Just last year, Ed Bass was on hand to celebrate the ground breaking of several new buildings in Sundance Square, which the Bass family helped revitalize over the last few decades. Ed Bass helped organize and finally build what opened as Bass Hall in 1998, but it was named for Nancy Lee and Perry by family friend and international Fort Worth musical legend Van Cliburn. In a meeting, Schutts says before the hall was even organized Cliburn said it must be named for Nancy Lee and Perry.

"And how appropriate that those two friends are now together," Moncrief said, nothing both of their passing.

The National Cowgirl Museum and Hall of Fame building also bears her name. Bass also received the first ever Gloria Lupton Tennison Pioneer Award in 1999 for her work in the community.

"I don't know if you could go to a museum or a cultural institution or any institution in Fort Worth and not find her foot print," said Patricia Riley, executive director of the museum and hall of fame.

Nancy Lee Bass sat on numerous boards, serving three decades as vice president and director of the Sid W. Richardson Foundation. She also served on the boards of the Modern Art Museum of Fort Worth, the Smithsonian Institution National Council and the advisory board of the Van Cliburn Piano Competition, Fort Worth. It is work many people in Fort Worth might not be aware of.

"And she wasn't big on being on camera, talking to reporters, or certainly for taking credit for doing anything," Moncrief said. "Her benevolence and her heart spoke for her and the millions and millions of dollars that she and Perry contributed to so many organizations."

And so, for those that knew her well, Nancy Lee Bass' loss is a big one, but her contributions to Fort Worth will never be forgotten.

"We are just so blessed to have had that family, to still have that family," Schutts said.

"She'll be greatly missed," Riley said. "I don't even have the words to talk about her legacy."

"The beneficiary is the city and all who live here for generations," Moncrief said.

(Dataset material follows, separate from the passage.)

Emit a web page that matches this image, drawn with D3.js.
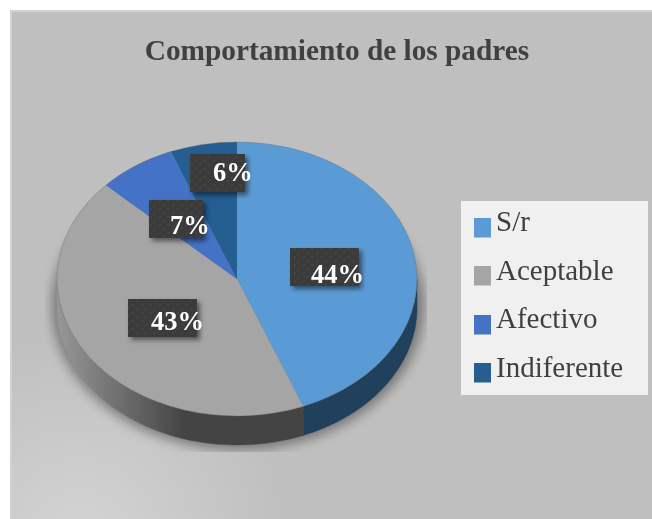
<!DOCTYPE html>
<html><head><meta charset="utf-8">
<script src="https://cdn.jsdelivr.net/npm/d3@7/dist/d3.min.js"></script>
<style>html,body{margin:0;padding:0;background:#fff}svg{display:block;filter:blur(0.45px)}text{font-family:"Liberation Serif",serif}</style>
</head><body><div id="c"></div>
<script>
const categories = ["S/r","Aceptable","Afectivo","Indiferente"];
const values = [44,43,7,6];
const labels = ["44%","43%","7%","6%"];
const topColors = ["#5b9bd5","#a5a5a5","#4472c4","#255e91"];
const wallColors = ["#21405c","url(#wallGray)","#2a4578","#163a5a"];
const title = "Comportamiento de los padres";

const W=652,H=519,cx=237,cy=279,rx=180,ry=137,depth=29;
const svg=d3.select("#c").append("svg").attr("width",W).attr("height",H);
const defs=svg.append("defs");

const bg=defs.append("radialGradient").attr("id","bgGlow").attr("gradientUnits","userSpaceOnUse")
  .attr("cx",80).attr("cy",540).attr("r",210);
bg.append("stop").attr("offset",0).attr("stop-color","#d4d4d4");
bg.append("stop").attr("offset",1).attr("stop-color","#bfbfbf");

const wg=defs.append("linearGradient").attr("id","wallGray").attr("gradientUnits","userSpaceOnUse")
  .attr("x1",57).attr("x2",185).attr("y1",0).attr("y2",0);
[[0,"#979797"],[.45,"#727272"],[1,"#444444"]].forEach(d=>wg.append("stop").attr("offset",d[0]).attr("stop-color",d[1]));

defs.append("filter").attr("id","blur").attr("x","-20%").attr("y","-20%").attr("width","140%").attr("height","140%")
  .append("feGaussianBlur").attr("stdDeviation",6);
const ds=defs.append("filter").attr("id","boxShadow").attr("x","-20%").attr("y","-20%").attr("width","150%").attr("height","160%");
ds.append("feDropShadow").attr("dx",3).attr("dy",3).attr("stdDeviation",2.5).attr("flood-color","#000").attr("flood-opacity",.5);
defs.append("clipPath").attr("id","shClip").append("rect").attr("x",45).attr("y",130).attr("width",382).attr("height",322);

const pat=defs.append("pattern").attr("id","tex").attr("patternUnits","userSpaceOnUse").attr("width",9).attr("height",8);
pat.append("rect").attr("width",9).attr("height",8).attr("fill","#3a3a3a");
pat.append("path").attr("d","M1 6L3 4M6 2L8 0").attr("stroke","#4e4c4a").attr("stroke-width",1);

// background card
svg.append("rect").attr("x",10).attr("y",10).attr("width",W-10).attr("height",H-10).attr("fill","#d2d2d2");
svg.append("rect").attr("x",12).attr("y",12).attr("width",W-12).attr("height",H-12).attr("fill","url(#bgGlow)");

svg.append("text").attr("x",337).attr("y",60).attr("text-anchor","middle")
  .attr("font-size",29.3).attr("font-weight","bold").attr("fill","#404040").text(title);

// pie
const pie=d3.pie().sort(null).value(d=>d)(values);
const px=a=>cx+rx*Math.sin(a), py=a=>cy-ry*Math.cos(a);

// soft shadow
svg.append("g").attr("clip-path","url(#shClip)").append("ellipse")
  .attr("cx",cx+1).attr("cy",cy+depth-2).attr("rx",rx+6).attr("ry",ry+7)
  .attr("fill","#000").attr("opacity",.38).attr("filter","url(#blur)");

// side walls
const line=d3.line();
const g=svg.append("g");
pie.forEach((s,i)=>{
  const a0=Math.max(s.startAngle,Math.PI/2), a1=Math.min(s.endAngle,3*Math.PI/2);
  if(a1<=a0) return;
  const ang=d3.range(0,61).map(k=>a0+(a1-a0)*k/60);
  const pts=ang.map(a=>[px(a),py(a)]).concat(ang.slice().reverse().map(a=>[px(a),py(a)+depth]));
  g.append("path").attr("d",line(pts)+"Z").attr("fill",wallColors[i]).attr("stroke",wallColors[i]).attr("stroke-width",.4);
});

// top surface
const arc=d3.arc().innerRadius(0).outerRadius(rx);
svg.append("g").attr("transform",`translate(${cx},${cy}) scale(1,${ry/rx})`)
  .selectAll("path").data(pie).join("path").attr("d",arc).attr("fill",(d,i)=>topColors[i]);
svg.append("ellipse").attr("cx",cx).attr("cy",cy).attr("rx",rx).attr("ry",ry)
  .attr("fill","none").attr("stroke","#666").attr("stroke-opacity",.35).attr("stroke-width",1);

// data labels
const boxW=[69,69,54,55], boxH=38;
const boxX=[290,128,149,190], boxY=[248,299,200,154];
const textX=[311,151,170,213], textY=[283,330,234,181];
const lb=svg.append("g");
labels.forEach((t,i)=>{
  lb.append("rect").attr("x",boxX[i]).attr("y",boxY[i]).attr("width",boxW[i]).attr("height",boxH)
    .attr("fill","url(#tex)").attr("filter","url(#boxShadow)");
});
labels.forEach((t,i)=>{
  lb.append("text").attr("x",textX[i]).attr("y",textY[i]).attr("font-size",26.5).attr("font-weight","bold")
    .attr("fill","#fff").text(t);
});

// legend
svg.append("rect").attr("x",461).attr("y",201).attr("width",187).attr("height",194).attr("fill","#f0f0f0");
const swY=[218,266,315,363], txtY=[231,280,328,377];
categories.forEach((c,i)=>{
  svg.append("rect").attr("x",474).attr("y",swY[i]).attr("width",17).attr("height",19.5).attr("fill",topColors[i]);
  svg.append("text").attr("x",496).attr("y",txtY[i]).attr("font-size",29).attr("fill","#404040").text(c);
});
</script></body></html>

The family says a memorial service has not yet been announced. The family is suggesting those wishing to make donations to so to the Bass Hall children's program or the Fort Worth Symphony Orchestra. The symphony orchestra released the following statement on Friday:

"All of us at the Fort Worth Symphony Orchestra mourn the passing of Mrs. Nancy Lee Bass today. She and her husband Mr. Perry R. Bass were extraordinary philanthropists who contributed in countless ways to the city, and particularly, its performing arts community. Over their lifetime, Nancy Lee and Perry were remarkably generous to the FWSO, and in 1998, gave us the greatest gift we could ever imagine with the exquisite Bass Performance Hall. We will be forever grateful."

Governor Rick Perry also released a statement regarding Bass' death:

"The generosity of Nancy Lee Bass touched the lives of countless people in Fort Worth, throughout Texas and across the nation. As the matriarch of a legendary Texas family, she all too often found herself in the spotlight, when she vastly preferred quietly giving generously to the causes she and her late husband, Perry Bass, believed in. Texas has suffered the loss of a true philanthropist. Anita joins me in offering our deepest condolences to her sons, her extended family and her many, many friends across the state."